We all love a cup of coffee, be it hot, cold or in a cone.
Sometimes, it’s the only thing that gets you through a day in the office.
And when you’ve got to wake up so goddamn early for work, it’s no wonder you need a bit of stimulation to keep going.
But can you have too much of a good thing?
Apparently, 90% of the world uses caffeine in some form or other – be that in their morning lattes or fizzy pops.
And it seems, products in the UK and Denmark have a higher caffeine content than those in the States.
This means that we (both adults and children) tend to have a higher caffeine intake than our American friends.
How much caffeine is in what we drink and what’s the maximum that we should be drinking?
The University of Washington has examined the amount of caffeine present in everyday drinks and foods, including Dannon Coffee Yogurt (45mg), Milk Chocolate (15ml) and Sprite (0ml).
Coffee a tall (340ml) Starbucks coffee = 260mg
Tea 340ml = 180mg
Red Bull 250ml can = 80mg
Diet Coke bottle of 500ml = 67.5mg
Starbucks Coffee Ice Cream one cup = 40-60mg
Decaf 340ml = 11.3mg
The recommended daily allowance of caffeine for adults is up to 400mg – that’s the equivalent of two cups of brewed coffee, 10 cans of cola or two energy drinks.
OK, 10 cans sounds quite excessive, but only two coffees? Really?!

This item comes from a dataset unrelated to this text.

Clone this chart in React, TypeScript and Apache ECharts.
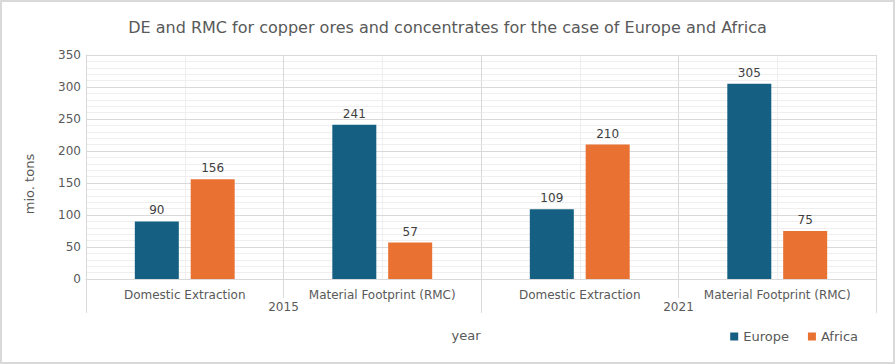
import React, { useEffect, useRef } from "react";
import * as echarts from "echarts";

const title = "DE and RMC for copper ores and concentrates for the case of Europe and Africa";
const categories = [
  "Domestic Extraction",
  "Material Footprint (RMC)",
  "Domestic Extraction",
  "Material Footprint (RMC)",
];
const years = ["2015", "2021"];
const halfSlots = ["a", "b", "c", "d", "e", "f", "g", "h"];
const europe = [90, 241, 109, 305];
const africa = [156, 57, 210, 75];
const seriesNames = ["Europe", "Africa"];
const yTicks = { min: 0, max: 350, interval: 50 };

export default function App() {
  const ref = useRef<HTMLDivElement>(null);
  useEffect(() => {
    if (!ref.current) return;
    const chart = echarts.init(ref.current, null, { renderer: "svg" });
    const text = "#595959";
    const grid = "#d9d9d9";
    const light = "#efefef";
    chart.setOption({
      animation: false,
      textStyle: { fontFamily: "DejaVu Sans" },
      title: {
        text: title,
        left: "center",
        top: 12,
        textStyle: { fontSize: 16, fontWeight: "normal", color: text, fontFamily: "DejaVu Sans" },
      },
      legend: {
        data: seriesNames,
        right: 30,
        top: 323,
        icon: "rect",
        itemWidth: 8,
        itemHeight: 8,
        itemGap: 19,
        textStyle: { fontSize: 13, color: text, fontFamily: "DejaVu Sans" },
      },
      grid: { left: 84, right: 17, top: 53, bottom: 83, containLabel: false },
      xAxis: [
        {
          type: "category",
          data: categories,
          position: "bottom",
          z: 3,
          axisLine: { show: true, lineStyle: { color: grid, width: 1 } },
          axisTick: { show: true, length: 19, lineStyle: { color: grid } },
          axisLabel: { fontSize: 12, color: text, margin: 10, interval: 0 },
          splitLine: { show: true, lineStyle: { color: grid, width: 1 } },
        },
        {
          type: "category",
          data: years,
          position: "bottom",
          z: 3,
          axisLine: { show: false },
          axisTick: { show: true, length: 34, lineStyle: { color: grid } },
          axisLabel: { fontSize: 12, color: text, margin: 22 },
          splitLine: { show: false },
          name: "year",
          nameLocation: "middle",
          nameGap: 50,
          nameTextStyle: { fontSize: 13, color: text, padding: [0, 30, 0, 0] },
        },
        {
          type: "category",
          data: halfSlots,
          position: "bottom",
          z: 1,
          axisLine: { show: false },
          axisTick: { show: false },
          axisLabel: { show: false },
          splitLine: { show: true, lineStyle: { color: light, width: 1 } },
        },
      ],
      yAxis: {
        type: "value",
        min: yTicks.min,
        max: yTicks.max,
        interval: yTicks.interval,
        z: 2,
        axisLine: { show: true, lineStyle: { color: grid } },
        axisTick: { show: false },
        axisLabel: { fontSize: 12, color: text, margin: 5 },
        splitLine: { show: true, lineStyle: { color: grid, width: 1 } },
        minorTick: { show: false, splitNumber: 5 },
        minorSplitLine: { show: true, lineStyle: { color: light, width: 1 } },
        name: "mio. tons",
        nameLocation: "middle",
        nameGap: 50,
        nameTextStyle: { fontSize: 13, color: text, padding: [0, 34, 0, 0] },
      },
      series: [
        {
          name: seriesNames[0],
          type: "bar",
          data: europe,
          xAxisIndex: 0,
          barWidth: 44,
          barGap: "27%",
          itemStyle: { color: "#156082" },
          label: { show: true, position: "top", distance: 5, fontSize: 12, color: "#404040" },
        },
        {
          name: seriesNames[1],
          type: "bar",
          data: africa,
          xAxisIndex: 0,
          barWidth: 44,
          barGap: "27%",
          itemStyle: { color: "#E97132" },
          label: { show: true, position: "top", distance: 5, fontSize: 12, color: "#404040" },
        },
      ],
    });
    return () => chart.dispose();
  }, []);
  return (
    <div
      style={{
        position: "absolute",
        left: 0,
        top: 0,
        width: 895,
        height: 364,
        boxSizing: "border-box",
        border: "2px solid #d9d9d9",
        background: "#fff",
      }}
    >
      <div ref={ref} style={{ width: 891, height: 360 }} />
    </div>
  );
}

So what happens if you downing a lot of coffees a day?
Well we’re talking of an intake of more than 500-600mg of caffeine a day – which does sound quite a lot. If you’ve ever had a dissertation to write, you’ve probably chugged down tins of Relentless like they were Evian and experienced a few of the following symptoms:
- Stomach upset
- Fast heartbeat
- Muscle tremours
And as any cola fiend knows, it can be kind of addictive.
Of course, the prominence of these side effects depends on your body mass, age and overall health too.
Medications and supplements can have an affect on how caffeine works in the body
Various antibiotics can interfere with the breakdown of caffeine and as such increases the length of time it stays in the body and can amplify its effects.
And bizarrely, something as innocuous as Echinacea – a herbal supplement which is used to prevent colds – can increase the concentration of caffeine.
So, can you actually OD on caffeine?
Short answer, yes.
You’ve got to consume a hell of a lot but it can result in arrhythmia, tachycardia, vomiting, convulsions, coma and…death. You read that correctly.
Two people have even died from caffeine overdose.
To die from caffeine, you’d have to consume over 5g of the stuff (which is ridiculously loads).